Unlikely contender

Marlin enjoying his best season in Winston Cup

Yes, he’s 45 years old, and no driver past that age has won a Winston Cup championship.

True, he did not celebrate his first Winston Cup victory until his 279th career start, and his father a farmer first and racer second went zero-for-165 in a part-time career spent skirmishing from midpack back.

Sterling Marlin has occupied the top spot in the 2002 Winston Cup points standings since Feb. 24.

Inevitably, the ascendant memory of his season to date would not show him celebrating in Victory Lane, as he has done twice, but climbing from his car late in the Daytona 500 to pull a crumpled fender from a tire.

But is Sterling Marlin really as improbable a title contender as his career to date suggests?

How long must Marlin’s silver No. 40 Coors Light Dodge race beneath the radar before he’s regarded as a bona fide threat?

Marlin, whose third-place Pepsi 400 finish increased his points lead heading into Sunday’s Tropicana 400 at Chicagoland, insists that those who are surprised didn’t pay attention last year.

“We were leading the points, [fell] back to seventh and [climbed] back to third,” Marlin said. “Going into this year, with the momentum we built, I felt we could win four, five races and be right there.”

Marlin will concede this: “If you’d told me at this time last year that I’d win four races in a time [span] when Jeff Gordon won none, I’d have said you’re nuts.”
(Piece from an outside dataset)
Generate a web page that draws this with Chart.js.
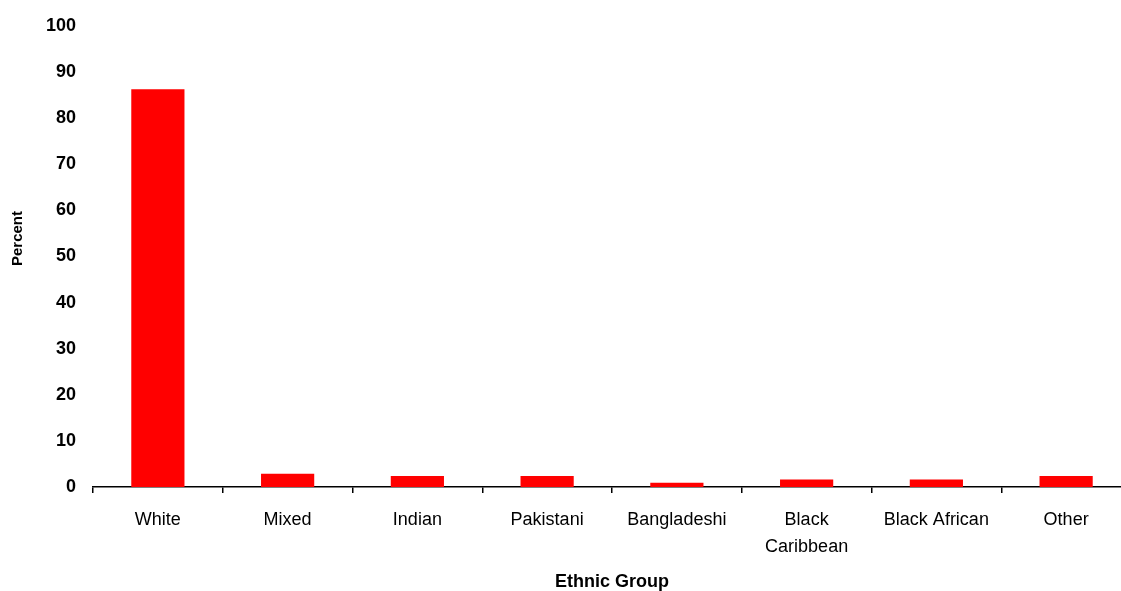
<!DOCTYPE html>
<html>
<head>
<meta charset="utf-8">
<script src="https://cdn.jsdelivr.net/npm/chart.js@4.4.1/dist/chart.umd.min.js"></script>
<style>
  html, body { margin: 0; padding: 0; background: #fff; overflow: hidden; }
  #wrap { position: relative; width: 1131px; height: 591px; }
</style>
</head>
<body>
<div id="wrap"><canvas id="chart"></canvas></div>
<script>
// Ethnic group shares, percent of population
const categories = ['White', 'Mixed', 'Indian', 'Pakistani', 'Bangladeshi', ['Black', 'Caribbean'], 'Black African', 'Other'];
const percentValues = [86.3, 2.9, 2.4, 2.4, 0.9, 1.6, 1.6, 2.4];
const yTicks = [0, 10, 20, 30, 40, 50, 60, 70, 80, 90, 100];
const yAxisTitle = 'Percent';

const FONT = '"Liberation Sans", Arial, sans-serif';

// Vertical axis title, placed a little above the middle of the plot
const yTitlePlugin = {
  id: 'yTitle',
  afterDraw(chart) {
    const { ctx, chartArea } = chart;
    ctx.save();
    ctx.translate(18, chartArea.bottom / 2 - 5);
    ctx.rotate(-Math.PI / 2);
    ctx.font = 'bold 15px ' + FONT;
    ctx.fillStyle = '#000';
    ctx.textAlign = 'center';
    ctx.textBaseline = 'middle';
    ctx.fillText(yAxisTitle, 0, 0);
    ctx.restore();
  }
};

new Chart(document.getElementById('chart'), {
  type: 'bar',
  data: {
    labels: categories,
    datasets: [{
      label: yAxisTitle,
      data: percentValues,
      backgroundColor: '#ff0000',
      borderWidth: 0,
      barPercentage: 0.41,
      categoryPercentage: 1.0
    }]
  },
  plugins: [yTitlePlugin],
  options: {
    responsive: true,
    maintainAspectRatio: false,
    animation: false,
    layout: { padding: { top: 0, right: 0, bottom: 0, left: 0 } },
    plugins: {
      legend: { display: false },
      tooltip: { enabled: false }
    },
    scales: {
      x: {
        offset: true,
        grid: {
          display: true,
          drawOnChartArea: false,
          drawTicks: true,
          tickLength: 6,
          color: '#000',
          lineWidth: 1.5,
          offset: true
        },
        border: { display: true, color: '#000', width: 1.5 },
        ticks: {
          color: '#000',
          maxRotation: 0,
          autoSkip: false,
          padding: 14,
          font: { family: FONT, size: 18, lineHeight: 1.5 }
        },
        title: {
          display: true,
          text: 'Ethnic Group',
          color: '#000',
          font: { family: FONT, size: 18, weight: 'bold', lineHeight: 1.0 },
          padding: { top: 0, bottom: 0 }
        },
        afterFit: (s) => { s.height = 104; }
      },
      y: {
        min: 0,
        max: 100,
        afterBuildTicks: (s) => { s.ticks = yTicks.map(v => ({ value: v })); },
        grid: { display: false, drawTicks: false },
        border: { display: false },
        ticks: {
          color: '#000',
          padding: 17,
          font: { family: FONT, size: 18, weight: 'bold', lineHeight: 1.0 }
        },
        title: { display: false },
        afterFit: (s) => { s.width = 93; }
      }
    }
  }
});
</script>
</body>
</html>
But the arrival of Chip Ganassi as primary team owner in 2000, followed by a switch to Dodge from Chevrolet to start the 2001 season, has tardily elevated Marlin to a career peak.

The giant strides in the past 18 months are even more impressive coming, as they do, on the heels of four fruitless seasons in which an exasperated Marlin achieved a total of five top-five finishes.
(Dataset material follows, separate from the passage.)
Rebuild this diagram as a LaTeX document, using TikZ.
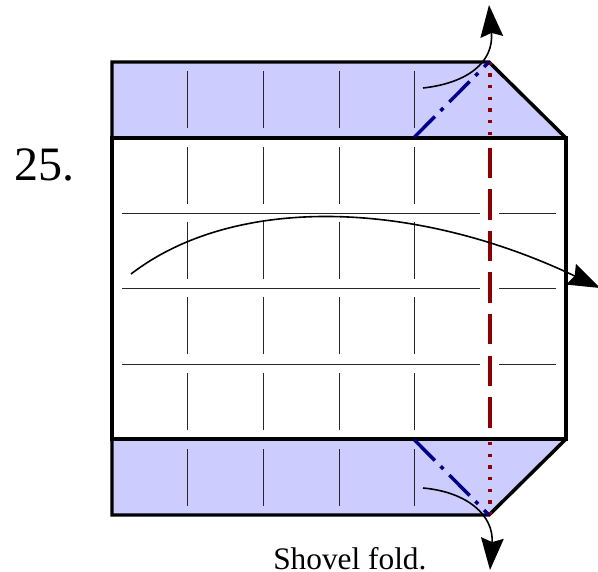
\documentclass[tikz,border=0pt]{standalone}
\usepackage{fontspec}
\setmainfont{Liberation Serif}
\usetikzlibrary{arrows.meta}
\definecolor{flapblue}{HTML}{CCCCFF}
\definecolor{valleyred}{HTML}{8B0000}
\definecolor{mountblue}{HTML}{00008B}
\tikzset{
  paper/.style={line width=2.6pt, line join=miter},
  crease/.style={line width=0.75pt, black!85},
  valley/.style={line width=2.6pt, valleyred, dash pattern=on 22.9pt off 8.3pt},
  pleat/.style={line width=2.6pt, valleyred, dash pattern=on 2.6pt off 6.15pt},
  mountain/.style={line width=2.6pt, mountblue, dash pattern=on 21.7pt off 6pt on 3pt off 6.3pt},
  foldarrow/.style={line width=1.2pt, -{Stealth[length=24pt, width=17pt, inset=3pt]}},
}
\begin{document}
\begin{tikzpicture}[x=0.75pt, y=-0.75pt]
\useasboundingbox (0,0) rectangle (598,571);

% Flaps
\fill[flapblue] (112,62) -- (489,62) -- (566,138) -- (112,138) -- cycle;
\fill[flapblue] (112,515) -- (489,515) -- (566,439) -- (112,439) -- cycle;

% Grid creases
\foreach \x in {187,263,339,414} {
  \foreach \ya/\yb in {71/128,147/204,222/279,297/354,373/430,449/506}
    \draw[crease] (\x,\ya) -- (\x,\yb);
}
\foreach \y in {213,288,364} {
  \draw[crease] (122,\y) -- (480,\y);
  \draw[crease] (499,\y) -- (556,\y);
}

% Outline
\draw[paper] (112,138) -- (112,62) -- (489,62) -- (566,138) -- (566,439) -- (489,515) -- (112,515) -- (112,439);
\draw[paper] (112,138) rectangle (566,439);

% Fold lines
\draw[pleat] (490,61.5) -- (490,136);
\draw[valley] (490,147.5) -- (490,430);
\draw[pleat] (490,442) -- (490,516);
\draw[mountain] (414.5,137) -- (489,62);
\draw[mountain] (414.5,440) -- (489,515);

% Arrows
\coordinate (topstart) at (423,88);
\coordinate (toptip) at (489,5);
\coordinate (botstart) at (423,488);
\coordinate (bottip) at (490,570);
\coordinate (swingstart) at (131,274);
\coordinate (swingtip) at (600,288);
\draw[foldarrow] (topstart) .. controls (468,83) and (494,62) .. (toptip);
\draw[foldarrow] (botstart) .. controls (468,492) and (494,516) .. (bottip);
\draw[foldarrow] (swingstart) .. controls (235,194) and (415,200) .. (swingtip);

% Labels
\node[font=\fontsize{36pt}{36pt}\selectfont, inner sep=0pt, anchor=base west] (stepnum) at (14,180) {25.};
\node[font=\fontsize{23.5pt}{24pt}\selectfont, inner sep=0pt, anchor=base west] (caption) at (273,569) {Shovel fold.};

\end{tikzpicture}
\end{document}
His down-home farm boy upbringing and uphill struggle for stardom have shaped the popular Tennesseean.

Mechanical failure early in the road race at Sonoma, Calif., two weeks ago consigned Marlin to a last-place finish and more tightly bunched the cluster of challengers “nipping at our heels.”

But Marlin managed a “what-the-heck” grin moments after he parked and exhibited a shrugging “whatever will be, will be” demeanor that will serve him well in a tense duel for the championship.
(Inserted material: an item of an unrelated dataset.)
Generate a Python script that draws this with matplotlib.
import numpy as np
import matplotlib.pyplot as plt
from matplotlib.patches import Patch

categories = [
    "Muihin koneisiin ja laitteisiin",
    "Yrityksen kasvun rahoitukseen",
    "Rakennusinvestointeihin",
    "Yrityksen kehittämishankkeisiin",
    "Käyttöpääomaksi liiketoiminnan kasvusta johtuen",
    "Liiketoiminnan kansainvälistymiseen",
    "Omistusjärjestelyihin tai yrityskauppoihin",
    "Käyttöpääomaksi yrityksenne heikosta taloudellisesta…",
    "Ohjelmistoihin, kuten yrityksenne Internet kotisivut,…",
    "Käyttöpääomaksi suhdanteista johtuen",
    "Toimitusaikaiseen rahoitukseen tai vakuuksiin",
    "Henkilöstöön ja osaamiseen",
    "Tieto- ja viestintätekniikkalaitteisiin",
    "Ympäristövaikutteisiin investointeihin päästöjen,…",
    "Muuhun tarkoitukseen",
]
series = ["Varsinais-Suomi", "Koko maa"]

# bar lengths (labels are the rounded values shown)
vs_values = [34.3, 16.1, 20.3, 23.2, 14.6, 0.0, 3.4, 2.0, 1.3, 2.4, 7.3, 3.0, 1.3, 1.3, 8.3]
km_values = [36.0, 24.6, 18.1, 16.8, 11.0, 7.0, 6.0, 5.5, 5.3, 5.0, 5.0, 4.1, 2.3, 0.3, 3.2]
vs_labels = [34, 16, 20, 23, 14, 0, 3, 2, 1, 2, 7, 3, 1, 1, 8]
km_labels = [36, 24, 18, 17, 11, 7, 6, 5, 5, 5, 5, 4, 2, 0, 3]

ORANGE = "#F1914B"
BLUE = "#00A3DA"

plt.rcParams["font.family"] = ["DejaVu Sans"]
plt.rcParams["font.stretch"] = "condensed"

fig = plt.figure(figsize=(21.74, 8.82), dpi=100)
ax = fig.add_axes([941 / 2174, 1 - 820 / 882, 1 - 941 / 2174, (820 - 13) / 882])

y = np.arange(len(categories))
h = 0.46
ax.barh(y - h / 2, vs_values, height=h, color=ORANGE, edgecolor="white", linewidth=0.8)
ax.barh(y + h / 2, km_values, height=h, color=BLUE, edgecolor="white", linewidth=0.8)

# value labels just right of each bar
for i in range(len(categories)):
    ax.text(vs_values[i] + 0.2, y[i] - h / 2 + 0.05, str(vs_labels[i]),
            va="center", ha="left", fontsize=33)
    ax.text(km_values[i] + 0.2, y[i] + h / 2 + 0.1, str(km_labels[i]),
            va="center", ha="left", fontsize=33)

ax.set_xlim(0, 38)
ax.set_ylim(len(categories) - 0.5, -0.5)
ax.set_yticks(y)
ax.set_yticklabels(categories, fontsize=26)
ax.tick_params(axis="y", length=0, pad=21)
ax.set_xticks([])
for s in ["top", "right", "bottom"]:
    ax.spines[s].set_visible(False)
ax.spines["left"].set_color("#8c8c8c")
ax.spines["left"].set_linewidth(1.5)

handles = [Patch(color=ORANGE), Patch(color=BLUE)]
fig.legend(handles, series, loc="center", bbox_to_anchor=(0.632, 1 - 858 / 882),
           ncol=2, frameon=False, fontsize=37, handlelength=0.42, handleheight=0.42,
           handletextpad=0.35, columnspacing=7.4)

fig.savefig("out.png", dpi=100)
The peripheral fans of a sport whose popularity keeps mushrooming might do well to get to know him better.

Born to race

This is Sterling Marlin.

He’s 14, too young to get into the garage area at Daytona, “hanging on the fence, looking pitiful.”

Bill Gazaway, then NASCAR’s competition director, takes pity. He allows the son of Clifton “Coo Coo” Marlin to beat the age rap and help his father’s makeshift crew.

That’s how Sterling, at 15, happened to be the right-side tire changer when Coo Coo achieved his career highlight with a nonpoints victory in a 125-mile qualifying race in 1973.

This is Sterling Marlin.

He’s stretching his local-tracks race budget in Columbia, Tenn.

“There was a time running at Nashville that I had $3,000 from the sponsor for the whole year,” Marlin said. “If you’d win on Saturday, you made money. If you finished second, you broke even. If you finished third, you lost money.”

Marlin won “like 14 of 16” features in one stretch.

This is Sterling Marlin.

After 12 Winston Cup starts over six seasons, he gets a shot at a full-time ride with Roger Hamby’s shoestring team in 1983.

He drives from racetrack to racetrack in what he now calls a “suitcase on wheels,” trying to carve a niche. He manages one top-10 finish. He persists.

The breakthrough

More years pass, sprinkled with runner-up finishes. Then Marlin scored his breakthrough Winston Cup victory.

It came in the 1994 Daytona 500, in Marlin’s first race steering the yellow No. 4 Kodak Chevrolet that dominated superspeedway racing in the early 1990s. Marlin won the same race the following year. Then he celebrated twice at Talladega after the second 1995 race and again after the first race in 1996.

Those represented four of a modest six career victories before Ganassi branched out to Winston Cup. Felix Sabates retained part of the team but shed the financial burdens.

Sabates, who brought Marlin aboard as “a veteran driver I thought could win races and finish high in the points every year,” laughed heartedly at the enjoyment he’s deriving from his reduced role.

“Every morning I get up and light a candle and put it in front of Chip’s picture,” he cracked.

Marlin is no less appreciative. Now he can go to a racetrack every week believing victory’s within reach, and he expects to be around for a while.

“I will probably run another four, five years,” he said. “I still feel good. And Harry Gant was still winning races when he was 51, 52 years old.”

Just as likely, a championship for the improbable contender would be popular even among rivals.

As Marlin said after that ’94 Daytona 500 victory, “Man, it took long enough to get here!”

That spoke to his patience and his perseverance. So does the stature he’s attaining at an advance stage when racing careers usually are on the down slope.